WHAT IS ASKED
Copy everything in the listing below word for word, apart from any images.

**** COLLECTED DATA

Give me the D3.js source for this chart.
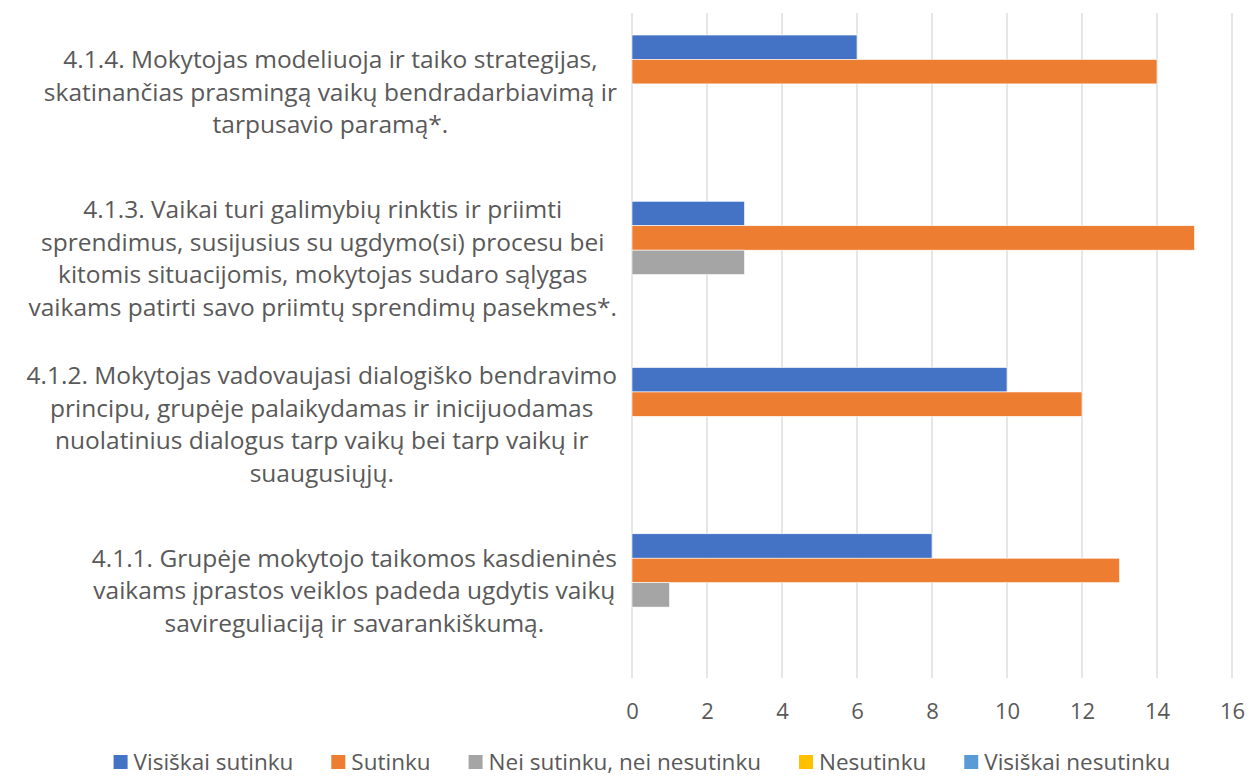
<!DOCTYPE html>
<html>
<head>
<meta charset="utf-8">
<script src="https://cdn.jsdelivr.net/npm/d3@7"></script>
<style>
  body { margin: 0; background: #fff; }
  svg text { font-family: "Open Sans", "Noto Sans", sans-serif; fill: #595959; }
</style>
</head>
<body>
<div class="barChart"></div>
<script>
// categories, top to bottom as drawn; each label split into its lines
var categories = ["4.1.4", "4.1.3", "4.1.2", "4.1.1"];
var categoryLines = [
  ["4.1.4. Mokytojas modeliuoja ir taiko strategijas,",
   "skatinančias prasmingą vaikų bendradarbiavimą ir",
   "tarpusavio paramą*."],
  ["4.1.3. Vaikai turi galimybių rinktis ir priimti",
   "sprendimus, susijusius su ugdymo(si) procesu bei",
   "kitomis situacijomis, mokytojas sudaro sąlygas",
   "vaikams patirti savo priimtų sprendimų pasekmes*."],
  ["4.1.2. Mokytojas vadovaujasi dialogiško bendravimo",
   "principu, grupėje palaikydamas ir inicijuodamas",
   "nuolatinius dialogus tarp vaikų bei tarp vaikų ir",
   "suaugusiųjų."],
  ["4.1.1. Grupėje mokytojo taikomos kasdieninės",
   "vaikams įprastos veiklos padeda ugdytis vaikų",
   "savireguliaciją ir savarankiškumą."]
];

var seriesNames = ["Visiškai sutinku", "Sutinku", "Nei sutinku, nei nesutinku", "Nesutinku", "Visiškai nesutinku"];
var seriesColors = ["#4472C4", "#ED7D31", "#A5A5A5", "#FFC000", "#5B9BD5"];

// values per series, in the same order as categories
var visiskaiSutinku = [6, 3, 10, 8];
var sutinku = [14, 15, 12, 13];
var neiSutinku = [0, 3, 0, 1];
var nesutinku = [0, 0, 0, 0];
var visiskaiNesutinku = [0, 0, 0, 0];
var seriesValues = [visiskaiSutinku, sutinku, neiSutinku, nesutinku, visiskaiNesutinku];

var xTicks = [0, 2, 4, 6, 8, 10, 12, 14, 16];

var width = 1250, height = 777;
var margin = {top: 13, right: 18, bottom: 99, left: 632};
var plotW = width - margin.left - margin.right,
    plotH = height - margin.top - margin.bottom;

var svg = d3.select(".barChart").append("svg")
    .attr("width", width)
    .attr("height", height);

var g = svg.append("g")
    .attr("transform", "translate(" + margin.left + "," + margin.top + ")");

var x = d3.scaleLinear().domain([0, 16]).range([0, plotW]);

var y0 = d3.scaleBand()
    .domain(categories)
    .range([0, plotH])
    .paddingInner(0.265)
    .paddingOuter(0.1325);

var y1 = d3.scaleBand()
    .domain(seriesNames)
    .range([0, y0.bandwidth()]);

// vertical gridlines
g.append("g")
    .selectAll("line")
    .data(xTicks)
    .enter().append("line")
    .attr("x1", function(d) { return x(d); })
    .attr("x2", function(d) { return x(d); })
    .attr("y1", 0)
    .attr("y2", plotH)
    .attr("stroke", "#D9D9D9")
    .attr("stroke-width", 1.3);

// x axis labels
var xAxis = g.append("g")
    .attr("transform", "translate(0," + plotH + ")")
    .call(d3.axisBottom(x).tickValues(xTicks).tickSize(0).tickPadding(25));
xAxis.select(".domain").remove();
xAxis.selectAll("text")
    .style("font-size", "22px")
    .attr("fill", "#595959");

// bars
var groups = g.selectAll(".cat")
    .data(categories)
    .enter().append("g")
    .attr("class", "cat")
    .attr("transform", function(d) { return "translate(0," + y0(d) + ")"; });

groups.selectAll("rect")
    .data(function(d, i) {
        return seriesNames.map(function(s, j) { return {series: s, value: seriesValues[j][i], color: seriesColors[j]}; });
    })
    .enter().append("rect")
    .filter(function(d) { return d.value > 0; })
    .attr("x", x(0))
    .attr("y", function(d) { return y1(d.series); })
    .attr("width", function(d) { return x(d.value) - x(0); })
    .attr("height", y1.bandwidth())
    .attr("fill", function(d) { return d.color; })
    .attr("stroke", "#fff")
    .attr("stroke-width", 0.6);

// category labels, centered on their widest line, right edge near the axis
var labelRight = 617, lineH = 32.5, labelSize = 24.5;
categories.forEach(function(c, i) {
    var lines = categoryLines[i];
    var t = svg.append("text")
        .style("font-size", labelSize + "px")
        .attr("text-anchor", "middle");
    var cy = margin.top + y0(c) + y0.bandwidth() / 2 - 4;
    var startY = cy - (lines.length - 1) * lineH / 2;
    lines.forEach(function(l, k) {
        t.append("tspan").attr("y", startY + k * lineH).attr("dy", "0.35em").text(l);
    });
    var maxW = 0;
    t.selectAll("tspan").each(function() { maxW = Math.max(maxW, this.getComputedTextLength()); });
    t.selectAll("tspan").attr("x", labelRight - maxW / 2);
});

// legend
var legend = svg.append("g");
var lx = 0;
seriesNames.forEach(function(s, j) {
    var it = legend.append("g").attr("transform", "translate(" + lx + ",0)");
    it.append("rect").attr("x", 0).attr("y", -7).attr("width", 14).attr("height", 14).attr("fill", seriesColors[j]);
    var tx = it.append("text").attr("x", 20).attr("y", 0).attr("dy", "0.35em")
        .style("font-size", "22.5px").text(s);
    lx += 20 + tx.node().getComputedTextLength() + 38;
});
var legendW = lx - 38;
legend.attr("transform", "translate(" + (642 - legendW / 2) + ",762)");
</script>
</body>
</html>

********

ANSWER TO THE TASK
Give me the D3.js source for this chart.
<!DOCTYPE html>
<html>
<head>
<meta charset="utf-8">
<script src="https://cdn.jsdelivr.net/npm/d3@7"></script>
<style>
  body { margin: 0; background: #fff; }
  svg text { font-family: "Open Sans", "Noto Sans", sans-serif; fill: #595959; }
</style>
</head>
<body>
<div class="barChart"></div>
<script>
// categories, top to bottom as drawn; each label split into its lines
var categories = ["4.1.4", "4.1.3", "4.1.2", "4.1.1"];
var categoryLines = [
  ["4.1.4. Mokytojas modeliuoja ir taiko strategijas,",
   "skatinančias prasmingą vaikų bendradarbiavimą ir",
   "tarpusavio paramą*."],
  ["4.1.3. Vaikai turi galimybių rinktis ir priimti",
   "sprendimus, susijusius su ugdymo(si) procesu bei",
   "kitomis situacijomis, mokytojas sudaro sąlygas",
   "vaikams patirti savo priimtų sprendimų pasekmes*."],
  ["4.1.2. Mokytojas vadovaujasi dialogiško bendravimo",
   "principu, grupėje palaikydamas ir inicijuodamas",
   "nuolatinius dialogus tarp vaikų bei tarp vaikų ir",
   "suaugusiųjų."],
  ["4.1.1. Grupėje mokytojo taikomos kasdieninės",
   "vaikams įprastos veiklos padeda ugdytis vaikų",
   "savireguliaciją ir savarankiškumą."]
];

var seriesNames = ["Visiškai sutinku", "Sutinku", "Nei sutinku, nei nesutinku", "Nesutinku", "Visiškai nesutinku"];
var seriesColors = ["#4472C4", "#ED7D31", "#A5A5A5", "#FFC000", "#5B9BD5"];

// values per series, in the same order as categories
var visiskaiSutinku = [6, 3, 10, 8];
var sutinku = [14, 15, 12, 13];
var neiSutinku = [0, 3, 0, 1];
var nesutinku = [0, 0, 0, 0];
var visiskaiNesutinku = [0, 0, 0, 0];
var seriesValues = [visiskaiSutinku, sutinku, neiSutinku, nesutinku, visiskaiNesutinku];

var xTicks = [0, 2, 4, 6, 8, 10, 12, 14, 16];

var width = 1250, height = 777;
var margin = {top: 13, right: 18, bottom: 99, left: 632};
var plotW = width - margin.left - margin.right,
    plotH = height - margin.top - margin.bottom;

var svg = d3.select(".barChart").append("svg")
    .attr("width", width)
    .attr("height", height);

var g = svg.append("g")
    .attr("transform", "translate(" + margin.left + "," + margin.top + ")");

var x = d3.scaleLinear().domain([0, 16]).range([0, plotW]);

var y0 = d3.scaleBand()
    .domain(categories)
    .range([0, plotH])
    .paddingInner(0.265)
    .paddingOuter(0.1325);

var y1 = d3.scaleBand()
    .domain(seriesNames)
    .range([0, y0.bandwidth()]);

// vertical gridlines
g.append("g")
    .selectAll("line")
    .data(xTicks)
    .enter().append("line")
    .attr("x1", function(d) { return x(d); })
    .attr("x2", function(d) { return x(d); })
    .attr("y1", 0)
    .attr("y2", plotH)
    .attr("stroke", "#D9D9D9")
    .attr("stroke-width", 1.3);

// x axis labels
var xAxis = g.append("g")
    .attr("transform", "translate(0," + plotH + ")")
    .call(d3.axisBottom(x).tickValues(xTicks).tickSize(0).tickPadding(25));
xAxis.select(".domain").remove();
xAxis.selectAll("text")
    .style("font-size", "22px")
    .attr("fill", "#595959");

// bars
var groups = g.selectAll(".cat")
    .data(categories)
    .enter().append("g")
    .attr("class", "cat")
    .attr("transform", function(d) { return "translate(0," + y0(d) + ")"; });

groups.selectAll("rect")
    .data(function(d, i) {
        return seriesNames.map(function(s, j) { return {series: s, value: seriesValues[j][i], color: seriesColors[j]}; });
    })
    .enter().append("rect")
    .filter(function(d) { return d.value > 0; })
    .attr("x", x(0))
    .attr("y", function(d) { return y1(d.series); })
    .attr("width", function(d) { return x(d.value) - x(0); })
    .attr("height", y1.bandwidth())
    .attr("fill", function(d) { return d.color; })
    .attr("stroke", "#fff")
    .attr("stroke-width", 0.6);

// category labels, centered on their widest line, right edge near the axis
var labelRight = 617, lineH = 32.5, labelSize = 24.5;
categories.forEach(function(c, i) {
    var lines = categoryLines[i];
    var t = svg.append("text")
        .style("font-size", labelSize + "px")
        .attr("text-anchor", "middle");
    var cy = margin.top + y0(c) + y0.bandwidth() / 2 - 4;
    var startY = cy - (lines.length - 1) * lineH / 2;
    lines.forEach(function(l, k) {
        t.append("tspan").attr("y", startY + k * lineH).attr("dy", "0.35em").text(l);
    });
    var maxW = 0;
    t.selectAll("tspan").each(function() { maxW = Math.max(maxW, this.getComputedTextLength()); });
    t.selectAll("tspan").attr("x", labelRight - maxW / 2);
});

// legend
var legend = svg.append("g");
var lx = 0;
seriesNames.forEach(function(s, j) {
    var it = legend.append("g").attr("transform", "translate(" + lx + ",0)");
    it.append("rect").attr("x", 0).attr("y", -7).attr("width", 14).attr("height", 14).attr("fill", seriesColors[j]);
    var tx = it.append("text").attr("x", 20).attr("y", 0).attr("dy", "0.35em")
        .style("font-size", "22.5px").text(s);
    lx += 20 + tx.node().getComputedTextLength() + 38;
});
var legendW = lx - 38;
legend.attr("transform", "translate(" + (642 - legendW / 2) + ",762)");
</script>
</body>
</html>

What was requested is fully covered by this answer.